I read two interesting articles from the sports world yesterday. One article was titled, “Inside the Browns’ Front Office, Where Hope and History Collide,” about the Cleveland Browns, of the National Football League. The other article was was titled, “For Most Clubs, Losing a Star like Frenkie de Jong would be a Killer. For Ajax, it’s their Business Model,” and it’s about the Amsterdam Football (Soccer) Club Ajax, of the Dutch Eredivisie.
They’re both pretty long, involved articles (though I found them enjoyable and stimulating to read).
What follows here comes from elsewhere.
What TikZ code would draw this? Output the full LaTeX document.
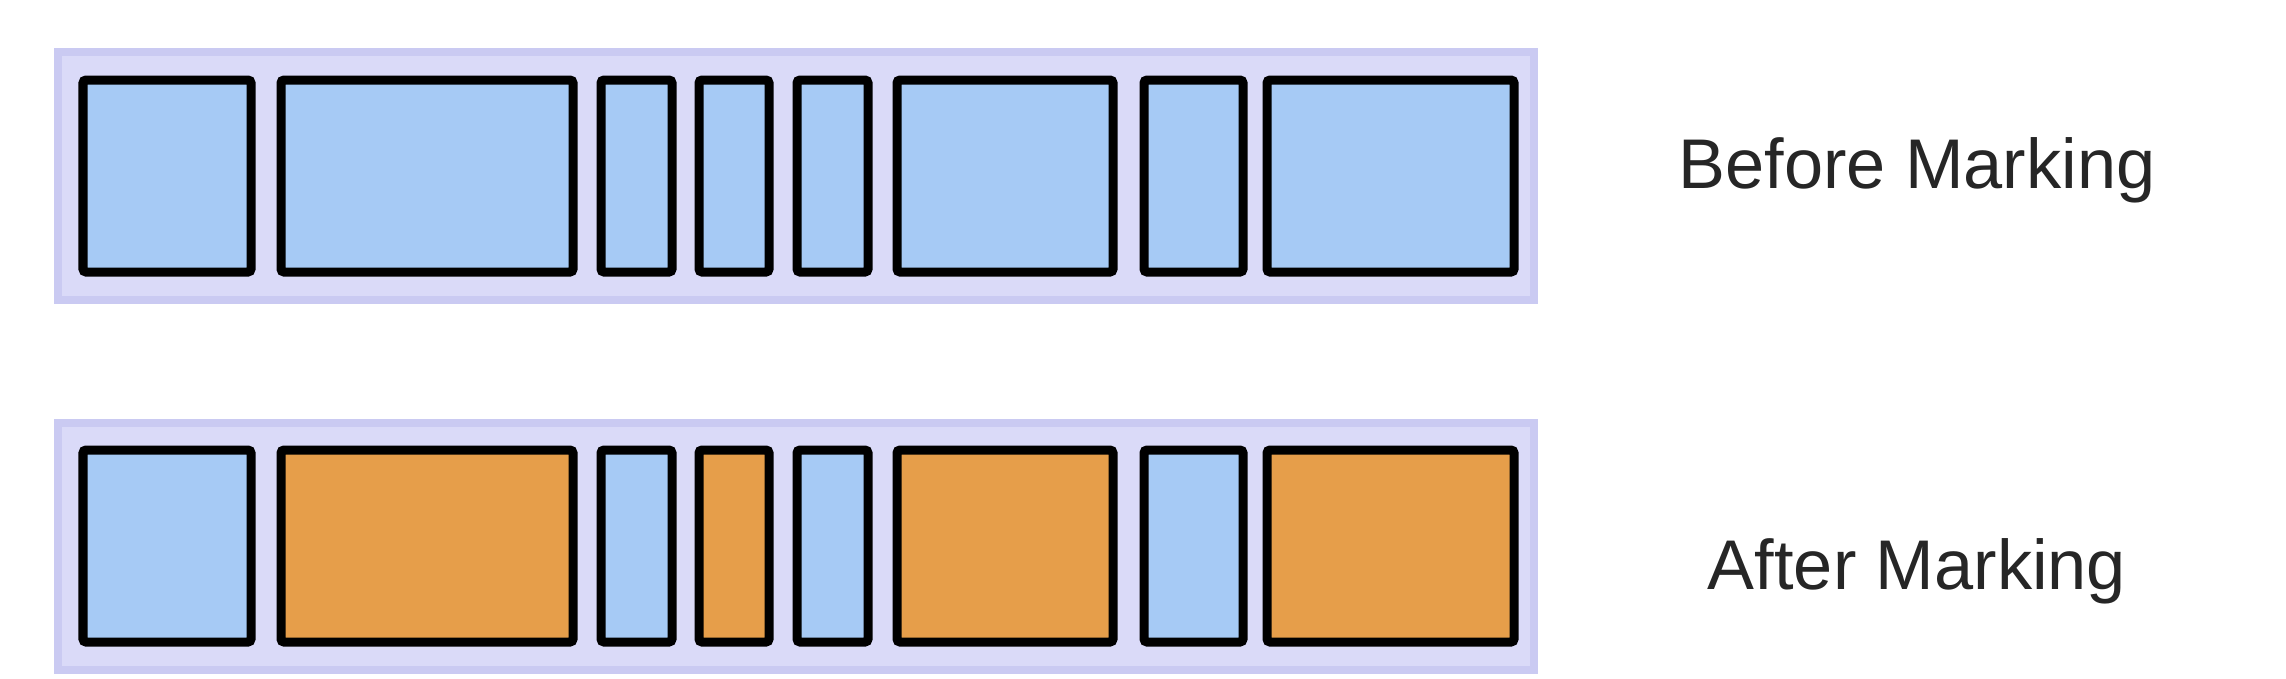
\documentclass[tikz,border=0pt]{standalone}
\usepackage{fontspec}
\setmainfont{Liberation Sans}
\usepackage{tikz}
\definecolor{bandfill}{HTML}{DADAF8}
\definecolor{bandrim}{HTML}{CACAF2}
\definecolor{cellblue}{HTML}{A6CAF5}
\definecolor{cellorange}{HTML}{E69E4A}
\tikzset{
	bandstyle/.style={fill=bandfill, draw=bandrim, line width=0.8mm},
	cellstyle/.style={draw=black, line width=0.9mm, rounded corners=0.3mm},
	labelstyle/.style={font=\fontsize{20}{24}\selectfont, anchor=base, text=black!85}
}

\begin{document}
\begin{tikzpicture}[x=0.01cm, y=-0.01cm]
			%%%%% START %%%%%
			\useasboundingbox (0, 0) rectangle (2286, 678);
			
			% before marking
			\draw[bandstyle] (58, 52) rectangle (1534, 300);
			\foreach \l/\r in {83/251, 281/573, 601/672, 699/769, 797/868, 897/1113, 1144/1243, 1267/1514}
				\draw[cellstyle, fill=cellblue] (\l, 80) rectangle (\r, 272);
			\node[labelstyle] (before) at (1917, 188) {Before Marking};
			
			% after marking
			\draw[bandstyle] (58, 423) rectangle (1534, 670);
			\foreach \l/\r/\c in {83/251/cellblue, 281/573/cellorange, 601/672/cellblue, 699/769/cellorange,
				797/868/cellblue, 897/1113/cellorange, 1144/1243/cellblue, 1267/1514/cellorange}
				\draw[cellstyle, fill=\c] (\l, 450) rectangle (\r, 642);
			\node[labelstyle] (after) at (1917, 589) {After Marking};
			
			%%%%% END %%%%%
\end{tikzpicture}
\end{document}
But in case you’re short on time, this is the gist of what they say: the Cleveland Browns organization has been marked by dysfunctional leadership dynamics (though there seems to be some reason for hope in the future)… and the Amsterdam Ajax organization has been marked by a culture of developing young talent and then selling that talent to clubs in other leagues just as they reach their prime (cultivating a sense of hope for both the individual players and the organization as a whole).
I’ve been thinking about the ways that both of these stories and both of these teams provide lessons in leadership and organizational dynamics that may have insight for ministry leadership.
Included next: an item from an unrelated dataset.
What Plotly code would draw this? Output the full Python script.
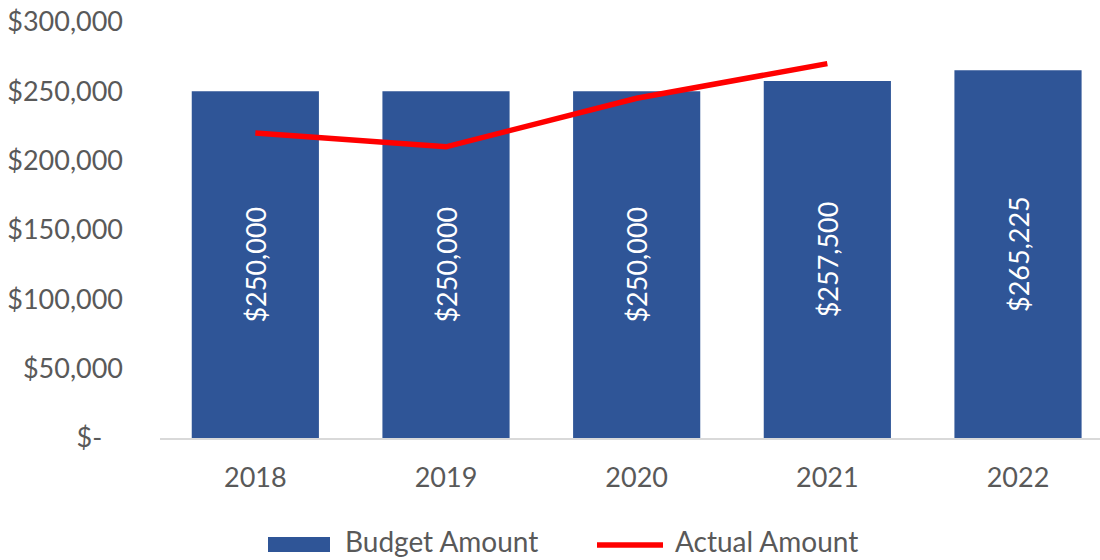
import plotly.graph_objects as go

# Chart data
years = ["2018", "2019", "2020", "2021", "2022"]
budget_amount = [250000, 250000, 250000, 257500, 265225]
actual_amount = [220000, 210000, 245000, 270000, None]
y_tick_values = [0, 50000, 100000, 150000, 200000, 250000, 300000]
y_tick_labels = ["$-\u00a0\u00a0\u00a0", "$50,000", "$100,000", "$150,000",
                 "$200,000", "$250,000", "$300,000"]

W, H = 1100, 560
L, R, T, B = 160, 0, 22, 122
FONT = "Lato"
GREY = "#595959"
BLUE = "#2F5597"
RED = "#FF0000"


def px_x(px):
    return (px - L) / (W - L - R)


def px_y(py):
    return (H - B - py) / (H - T - B)


fig = go.Figure()
fig.add_trace(go.Bar(
    x=years, y=budget_amount, name="Budget Amount",
    marker=dict(color=BLUE, line=dict(width=0)),
    width=0.667,
    text=[f"${v:,.0f}" for v in budget_amount],
    textposition="inside", insidetextanchor="middle", textangle=-90,
    textfont=dict(family=FONT, size=27, color="white"),
    showlegend=False, hoverinfo="x+y",
))
fig.add_trace(go.Scatter(
    x=years, y=actual_amount, name="Actual Amount", mode="lines",
    line=dict(color=RED, width=5.5), showlegend=False,
))

# Legend drawn below the plot
shapes = [
    dict(type="rect", xref="paper", yref="paper",
         x0=px_x(268), x1=px_x(330), y0=px_y(552), y1=px_y(537),
         fillcolor=BLUE, line=dict(width=0)),
    dict(type="line", xref="paper", yref="paper",
         x0=px_x(597), x1=px_x(663), y0=px_y(545), y1=px_y(545),
         line=dict(color=RED, width=5.5)),
]
annotations = [
    dict(text="Budget Amount", xref="paper", yref="paper", x=px_x(343), y=px_y(541),
         xanchor="left", yanchor="middle", showarrow=False,
         font=dict(family=FONT, size=28, color=GREY)),
    dict(text="Actual Amount", xref="paper", yref="paper", x=px_x(673), y=px_y(541),
         xanchor="left", yanchor="middle", showarrow=False,
         font=dict(family=FONT, size=28, color=GREY)),
]

fig.update_layout(
    width=W, height=H, autosize=False,
    margin=dict(l=L, r=R, t=T, b=B, pad=0),
    paper_bgcolor="white", plot_bgcolor="white",
    bargap=0.333, shapes=shapes, annotations=annotations,
    font=dict(family=FONT, size=27, color=GREY),
)
fig.update_xaxes(
    type="category", range=[-0.5, 4.43],
    showline=True, linecolor="#D9D9D9", linewidth=2,
    showgrid=False, ticks="", ticklabelstandoff=15,
    tickfont=dict(family=FONT, size=27, color=GREY),
)
fig.update_yaxes(
    range=[0, 300000], tickvals=y_tick_values, ticktext=y_tick_labels,
    showgrid=False, zeroline=False, showline=False, ticks="",
    ticklabelstandoff=36,
    tickfont=dict(family=FONT, size=27, color=GREY),
)

fig.write_html("out.html")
Am I looking to be — or find — one great, transcendent individual who can overcome all the difficulties that have plagued my organization? Or do I believe that one particular set of circumstances can turn the proverbial ship around, if I just tinker with things enough? Am I trying to consolidate and control communications and decision-making, in the belief that I know best?
Or am I looking to cultivate a slow and steady culture of broad and deep development? Am I looking to empower others? Am I building our team on multiple levels, seeking to elevate each individual and the organization as a whole in the process? Am I willing to go along with a system that results in a lot of transience, while still fostering excellence?
I want to see both the Browns and Ajax succeed, as sports teams. There seems to be reason to hope that they both will. But when it comes to emulating organizational cultures and dynamics, I want to think red and white, more than orange and brown.